The focus is keyboards and mice, which is everything that a vintage Mac or IIgs can readily make use of on its ADB port. Other input types might come later.
@Josh: I don’t think ancient Macs support any kind of mass storage device on the ADB out of the box. You may write some kind of device driver for ADB-based mass storage devices. But it will very likely be painful. ADB can transfer 125 kbit/s in therory. Practical data rates are half of that or less. That’s not even sufficient for ancient DD floppy drives (250 kbit/s). HD floppy drives transfer 500 kbit/s, and even that feels painfully slow. The slowest SD cards (class C2) can write at a minimum speed of 2 MByte/s, that’s 16 Mbit/s or about 16000 kbit/s. Reading is much faster, even for those slow cards. Using an USB 2.0 or newer flash stick in a USB 1.1 port would limit the data transfer rate to 12 Mbit/s, about 12000 kbit/s, or about 100 times faster than ADBs theoretical maximum. ADB is not even sufficient to drive a V.34 modem, that’s why Macs have a faster modem port that supports at least 230.4 kbit/s, up to 2 Mbit/s with external clock.
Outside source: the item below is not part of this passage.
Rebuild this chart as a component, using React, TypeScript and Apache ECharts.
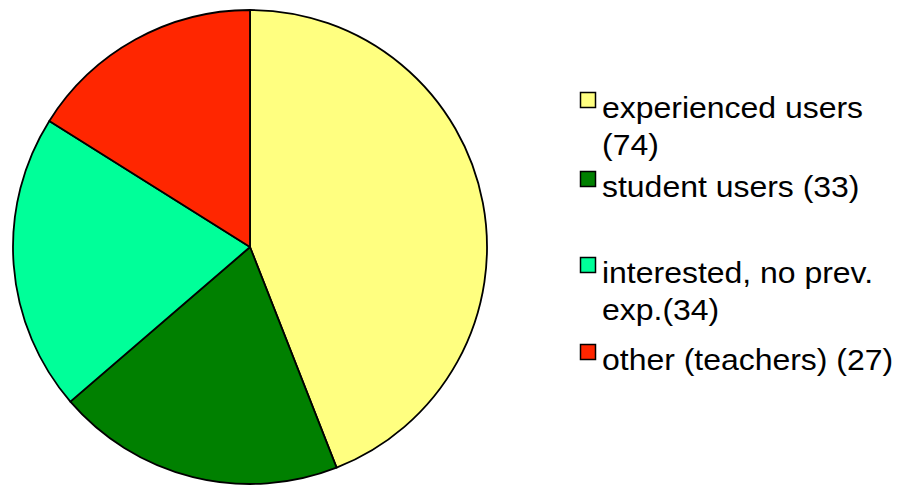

Well, yeah, I know that it doesn’t support mass storage out of the box but I’m thinking that if he’s willing to this far maybe he will write a driver of some sort. It would be slow but useful in many cases.
Josh, if you need fast mass storage, consider using FloppyEmu.
Another possible way is to use SCSI, if present. Add something like the SCSI-to-IDE adapter used in http://www.os2museum.com/wp/booting-is-hard/, and a compact flash card, and your old Mac should see an insanely fast hard disk. I don’t know if old Macs can handle MBR harddisks with FAT partitions, but on the PC side, Linux can at handle Mac partition maps and Mac filesystems. Linux does not care about the media, so you can use a simple USB-connected card reader on the PC.
This is fantastic progress Steve. Thank you so much for putting your time into this. I can’t wait to be able to order the final product.